The committee recommends that both the departing lawyer and the firm implement the following sensible notice procedure:
While the departing lawyer and the firm each may unilaterally inform clients of the lawyer’s impending departure at or around the same time that the lawyer provides notice to the firm, the firm and the departing lawyer should attempt to agree on a joint communication to firm clients…giving the clients the option of remaining with the firm, going with the departing lawyer or choosing another lawyer.
Such a jointly agreed upon “ballot” to clients tends to minimize (or possibly eliminate altogether) the rancor born of the suspicion that one side or the other is unfairly “grabbing” clients. See Atkins, “Law Firm Break Ups and Lawyer Departures: The Ethical Dos and Don’ts,” 26 Connecticut Lawyer at 18 (July/August 2015).
In those instances where a client elects to stay with the firm, the departing lawyer has a duty to make sure the client files are up to date and that the firm lawyer who will take over responsibility for the client matter knows the status of the matter.
For the Law Firm
According to the committee, in connection with a lawyer departure, the firm’s ethical obligations restrict it in the following ways:
The committee reminds the bar that “[c]lients are not property.” The core principal is that when a lawyer leaves a firm, it is the client, and the client alone, who elects who should continue the representation. Thus, the departing lawyer and the firm may not, for example, “divide up clients when a law firm dissolves or a lawyer transitions to another firm.” And, as described above, the opinion’s authors warn that the firm may not bar or restrict the departing lawyer from meeting her duty to “promptly” notify clients of the planned departure.

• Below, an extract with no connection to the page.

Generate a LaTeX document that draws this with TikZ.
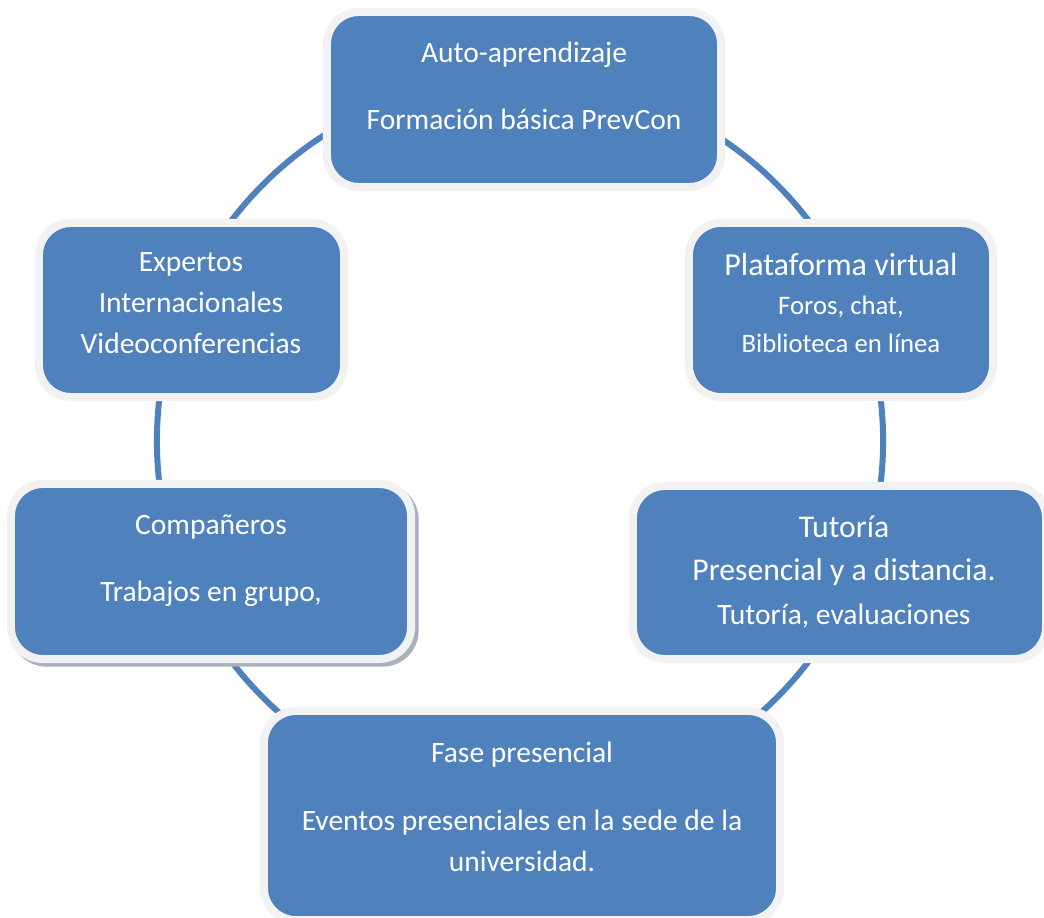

The firm also may not adopt a provision in the partnership, shareholder or employment agreement that imposes a resignation notification period “that would unreasonably delay the diligent representation of the client or unnecessarily interfere with [the] lawyer’s departure beyond the time necessary to address transition issues, particularly where the departing lawyers agree to cooperate post-departure in such matters.”
The firm may not “penalize a client who wants to go with [the] departing lawyer by withholding firm resources the lawyer needs to continue to represent the client prior to departure.”
The firm “cannot prohibit or restrict” the departing lawyer’s “access to e-mail, voicemail, files, and electronic court filing systems where such systems are necessary for the departing lawyer to represent clients competently and diligently during the notice period.”
The committee directs that the firm “should set automatic e-mail responses and voicemail messages for the departed lawyer’s e-mail and telephones, to provide notice of the lawyer’s departure and offer an alternative contact at the firm for inquiries” once the lawyer has left the firm. It recommends that the firm designate a supervising lawyer at the firm in order to ensure that client directions are carried out and messages are “promptly forwarded” to the departed lawyer “for all clients continued to be represented by that lawyer at his or her new firm.”
During the notice period, the firm should not “assign new lawyers to a client’s matter…displacing the departing lawyer absent client direction or exigent circumstances,” such as imminent deadlines.”
The law firm may not, consistent with ethical obligations, interfere with the departing lawyer’s obligation “to retain names and contact information for clients from the departing lawyer worked while at the firm, in order to determine conflicts of interest at” the new firm.
Often when a lawyer notifies his or her firm of an impending move to another firm, the firm’s instinct is to accuse the withdrawing lawyer of a “betrayal” amounting to a breach of the lawyer’s obligations to the firm under the lawyer’s contractual obligations, or fiduciary duties, or both. But unlike in other businesses, a law firm’s paramount ethical obligation to its clients substantially restrain its rights as an employer or as a partnership. ABA opinion 489 reminds both departing lawyers and their soon-to-be-former firms of those obligations. But, as described above, it is to law firms that the opinion’s authors direct most of their warnings.
David P. Atkins and Marcy Tench Stovall are attorneys in the Professional Liability practice at Pullman & Comley.